To return to my personal entanglement in the Peano Curve. Like various other apparently freakish inventions of turn-of-
the-century
mathematics, it was one of the hobby-horses of
Besicovitch
, who was an elderly and semi-retired professor of
mathematics
at Cambridge at the time I passed unremarkably through the place in the fifties. Mere crotchets on the spires of intellection; so Professor Besicovitch’s chosen topics appeared to me, a gauche would-be aesthete and week-old undergraduate, in the autumn of 1952. His best-known work was a treatise on
Almost Periodic Functions,
which sounded like a parody of professorial abstruosity. Besicovitch was to give an exceptional and to some degree
extra-curricular
series of seminars to the new intake. In the first of these, the professor, who had very little English other than
mathematical
terminology, outlined a number of his favourite problems, some of which still lacked solutions. An example: a line one inch long can obviously be turned around inside a circle one inch across, but what is the smallest area in which it can be turned around?
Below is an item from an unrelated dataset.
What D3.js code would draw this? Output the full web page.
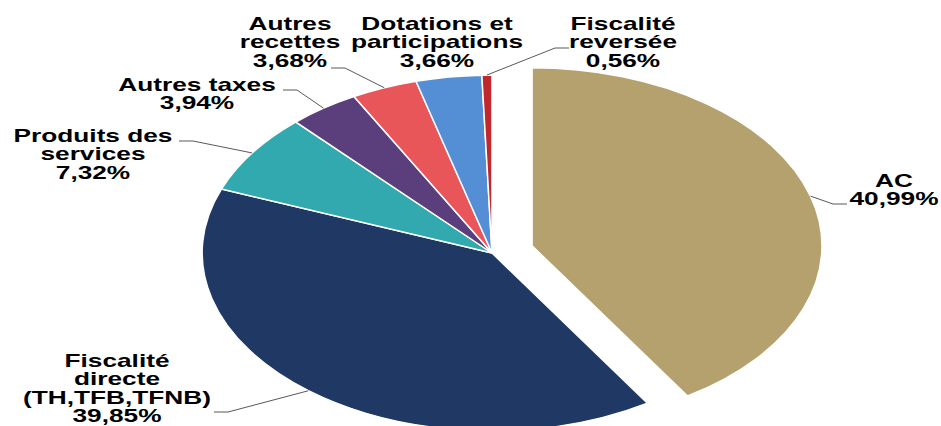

It had long been accepted that the answer to this curious query was the area swept out by the line in making a three-point turn, a sort of concave-sided triangle. But the professor had demonstrated that in fact it can be turned around inside a shape of no area whatsoever, provided it is allowed to back off to infinity in an infinite number of different directions. A typical Besicovitch result; both ludicrous and mysterious. The image of that line’s
minnow-like dartings in all possible directions still remains with me as an emblem of a certain style of thought, and I suspect it also helped me fail my driving test. Having introduced us to
half-a-dozen
such bizarreries, the professor suggested that some of us might like to divide these problems between us, study them further, and lecture on them to the rest of the group. The first problem on offer concerned a way of representing a Peano Curve by a formula, an infinitely long and curiously constructed series of powers of a complex variable. It was, said Besicovitch, a very beautiful solution. Then he looked off into space rather sadly, and admitted that the curve this formula generated did pass through some points outside the square; nevertheless, it was a very fine solution. Also, he confessed, apparently quite disconsolate, it did pass through some points of the square more than once. But, taken all in all, it was a very beautiful solution. The proof was long, though, so he would suggest two of us divide it between us, to study it and report back to the group. Who would volunteer? He looked at us expectantly
en
masse
, and then, as no one responded, he appealed to us mutely, face by face. I had already glanced round the crowded lecture hall at my hundred or more unknown colleagues and decided they were a dull lot; I would have
preferred
to consort with the lovely and witty beings reading one of the arts subjects; but then for me the only point of art was to practise it, and I was convinced that all pedagogy stultified
creativity
, whereas I knew I could not climb the cliff-face of mathematics without help, and so had condemned myself to sojourn among these dullards. I recognized, all the same, that most of them had more mathematics than I, for I came from an unassuming
provincial
grammar school which had not previously aspired to prepare a pupil for Cambridge. But when Besicovitch said ‘Please!’, in tones of pain and embarrassment, I put up my hand out of impatience with the lot of them. To my relief someone I knew to be better educated than myself in such matters followed me into the breach.